3.1. Law and Public Administration Faculties, M. Curie - Sklodowska University in Lublin, University in Poznan, University in Wroclaw

The programs of Law and Public Administration Faculties at the M.C. Sklodowska University in Lublin, University in Poznan and University in Wroclaw, present a combination of Public and Private Law and Economics, almost on an equal basis. There is a scarcity of specific of administrative and public policy perspectives at these universities.

Public Administration is predominantly taught from law perspective with an important interdisciplinary and economic component (see Chart 1). This has to be understood in the context of competence of the teaching cadre, taken mostly from Law programs. Administrative science is a minority among the courses offered (see Annex 2,1).

It must be noted that between World Wars, law courses constituted the core of Public Administration programs and administration as an academic discipline, which existed as an offspring of administrative law. Current university programs offered through Law and Administration Faculties are still dominated by law courses. For instance, the program taught in the Law and Administration Department at UMCS (University of Lublin) includes 30 law courses, 3 economics courses, 4 courses in social/political science, 3 interdisciplinary courses, and 1 elective. The program offered through the Law and Public Administration Faculty at the University of Poznan includes 24 law courses, 6 economics courses, 2 courses in social/political science, and 12 interdisciplinary courses. Public Administration program at the University of Wroclaw includes of 18 law courses, 5 economics courses, 1 course in social/political science, and 7 interdisciplinary courses.

The following charts illustrate the over all ratio of law courses to courses offered in other disciplines.

Chart 1.

The percentage relation of the courses lectured at Faculties of Law and PA at University of Maria Curie-Skłodowska in Lublin, University of Adam Mickiewicz in Poznań and University of Wroclaw

3.2. Political Science Faculties at Polish Universities.

Political Science Faculties at Polish universities are among only five Public Administration programs. Distribution of courses is quite different than what is common at most Law and Administration Faculties. Interdisciplinary courses (e.g. Contemporary Political Systems, Local, Regional and International Organizations in Polish Political Thought, Theory of International Relations, International Political and Economical Relations, Politics of Community, Minorities in Europe, Political geography, constitute the dominant group. Courses in this group constitute usually about 51% of a program, law courses - 15%, courses in economics – 5%, and social sciences – 26%. Please note that economic courses constitute only 5% of all courses offered in those programs. Chart 2 illustrates this situation.
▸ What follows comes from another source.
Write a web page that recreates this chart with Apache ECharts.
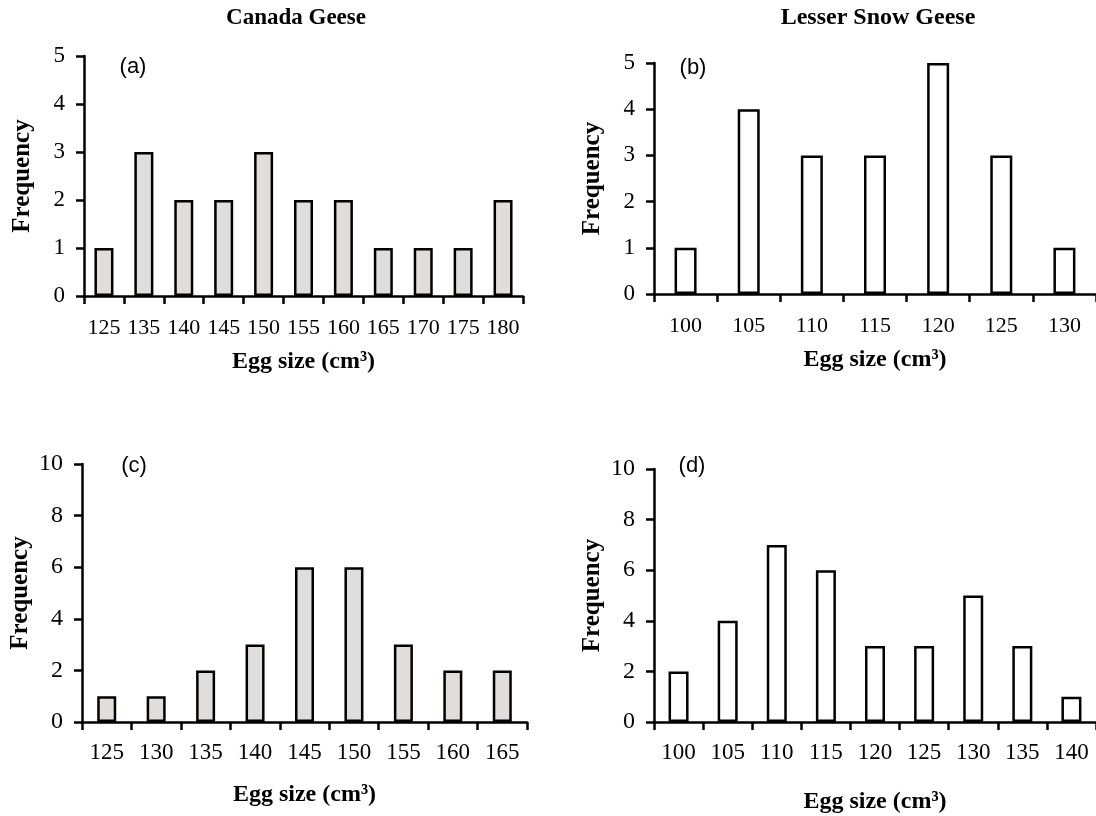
<!DOCTYPE html>
<html>
<head>
<meta charset="utf-8">
<script src="https://cdn.jsdelivr.net/npm/echarts@6/dist/echarts.min.js"></script>
<style>
html,body{margin:0;padding:0;background:#fff;}
#chart{width:1096px;height:816px;}
</style>
</head>
<body>
<div id="chart"></div>
<script>
// ---- data ----
const catsA = ['125','135','140','145','150','155','160','165','170','175','180'];
const valsA = [1,3,2,2,3,2,2,1,1,1,2];
const catsB = ['100','105','110','115','120','125','130'];
const valsB = [1,4,3,3,5,3,1];
const catsC = ['125','130','135','140','145','150','155','160','165'];
const valsC = [1,1,2,3,6,6,3,2,2];
const catsD = ['100','105','110','115','120','125','130','135','140'];
const valsD = [2,4,7,6,3,3,5,3,1];
const titleLeft = 'Canada Geese';
const titleRight = 'Lesser Snow Geese';
const panelLabels = ['(a)','(b)','(c)','(d)'];
const xName = 'Egg size (cm³)';
const yName = 'Frequency';

const SERIF = '"Liberation Serif", "Times New Roman", serif';
const SANS = '"Liberation Sans", Arial, sans-serif';
const GRAY = '#e0dddb';

const chart = echarts.init(document.getElementById('chart'));

const grids = [
  {left: 84, top: 56, width: 439, height: 240},
  {left: 654, top: 63, width: 448, height: 231},
  {left: 82, top: 464, width: 445, height: 258},
  {left: 654, top: 469, width: 450, height: 253}
];
const cats = [catsA, catsB, catsC, catsD];
const vals = [valsA, valsB, valsC, valsD];
const fills = [GRAY, '#ffffff', GRAY, '#ffffff'];
const barW = [19, 22, 19, 20];
const yMax = [5, 5, 10, 10];
const yInt = [1, 1, 2, 2];
const xFont = [22, 22, 23, 23];
const yFont = [23, 23, 24, 24];
const xMargin = [21, 21, 19, 19];
const xNameGap = [54, 54, 61, 68];

const axisLine = {show: true, lineStyle: {color: '#000', width: 2.5}};

const option = {
  backgroundColor: '#fff',
  animation: false,
  grid: grids.map(g => Object.assign({containLabel: false}, g)),
  xAxis: cats.map((c, i) => ({
    type: 'category', gridIndex: i, data: c, boundaryGap: true,
    axisLine: axisLine,
    axisTick: {show: true, alignWithLabel: false, length: 8, lineStyle: {color: '#000', width: 2.5}},
    axisLabel: {color: '#000', fontFamily: SERIF, fontSize: xFont[i], margin: xMargin[i], interval: 0},
    name: xName, nameLocation: 'middle', nameGap: xNameGap[i],
    nameTextStyle: {color: '#000', fontFamily: SERIF, fontWeight: 'bold', fontSize: 24},
    splitLine: {show: false}
  })),
  yAxis: cats.map((c, i) => ({
    type: 'value', gridIndex: i, min: 0, max: yMax[i], interval: yInt[i],
    axisLine: axisLine,
    axisTick: {show: true, inside: false, length: 8, lineStyle: {color: '#000', width: 2.5}},
    axisLabel: {color: '#000', fontFamily: SERIF, fontSize: yFont[i], margin: 19},
    splitLine: {show: false},
    name: yName, nameLocation: 'middle', nameRotate: 90, nameGap: 49,
    nameTextStyle: {color: '#000', fontFamily: SERIF, fontWeight: 'bold', fontSize: 25}
  })),
  series: vals.map((v, i) => ({
    type: 'bar', xAxisIndex: i, yAxisIndex: i, data: v,
    barWidth: barW[i],
    itemStyle: {color: fills[i], borderColor: '#000', borderWidth: 2.5},
    silent: true
  })),
  graphic: [
    {type: 'text', x: 296, y: 18, style: {text: titleLeft, font: 'bold 23px ' + SERIF, fill: '#000', align: 'center', verticalAlign: 'middle', textAlign: 'center', textVerticalAlign: 'middle'}},
    {type: 'text', x: 878, y: 18, style: {text: titleRight, font: 'bold 24px ' + SERIF, fill: '#000', align: 'center', verticalAlign: 'middle', textAlign: 'center', textVerticalAlign: 'middle'}},
    {type: 'text', x: 133, y: 67, style: {text: panelLabels[0], font: '22px ' + SANS, fill: '#000', align: 'center', verticalAlign: 'middle', textAlign: 'center', textVerticalAlign: 'middle'}},
    {type: 'text', x: 693, y: 68, style: {text: panelLabels[1], font: '22px ' + SANS, fill: '#000', align: 'center', verticalAlign: 'middle', textAlign: 'center', textVerticalAlign: 'middle'}},
    {type: 'text', x: 134, y: 466, style: {text: panelLabels[2], font: '22px ' + SANS, fill: '#000', align: 'center', verticalAlign: 'middle', textAlign: 'center', textVerticalAlign: 'middle'}},
    {type: 'text', x: 692, y: 466, style: {text: panelLabels[3], font: '22px ' + SANS, fill: '#000', align: 'center', verticalAlign: 'middle', textAlign: 'center', textVerticalAlign: 'middle'}}
  ]
};
chart.setOption(option);
</script>
</body>
</html>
It should be emphasized that the programs of studies at Law and Public Administration Faculties lack a defined Public Administration perspective, they do not present any autonomous scientific existence but just look at the composition of legal and economic theory without looking at the socio-political environment. These programs are based on the theoretical prospective without emphasizing a practical prospectus.

However this situation is now slowly changing, as seen below.

3.3. Non-public schools, Public Administration Faculties.

Public Administration in non-public schools is taught also from a legal perspective, but with strong participation of interdisciplinary, economics, social and other (mainly technical) courses. Though legal courses still play a relevant role within the programs under consideration (33%), other approaches – (interdisciplinary) administrative sciences, management, sociology, political sciences – are more widely represented, than in universities programs (see Annex 2,2 and Chart 3).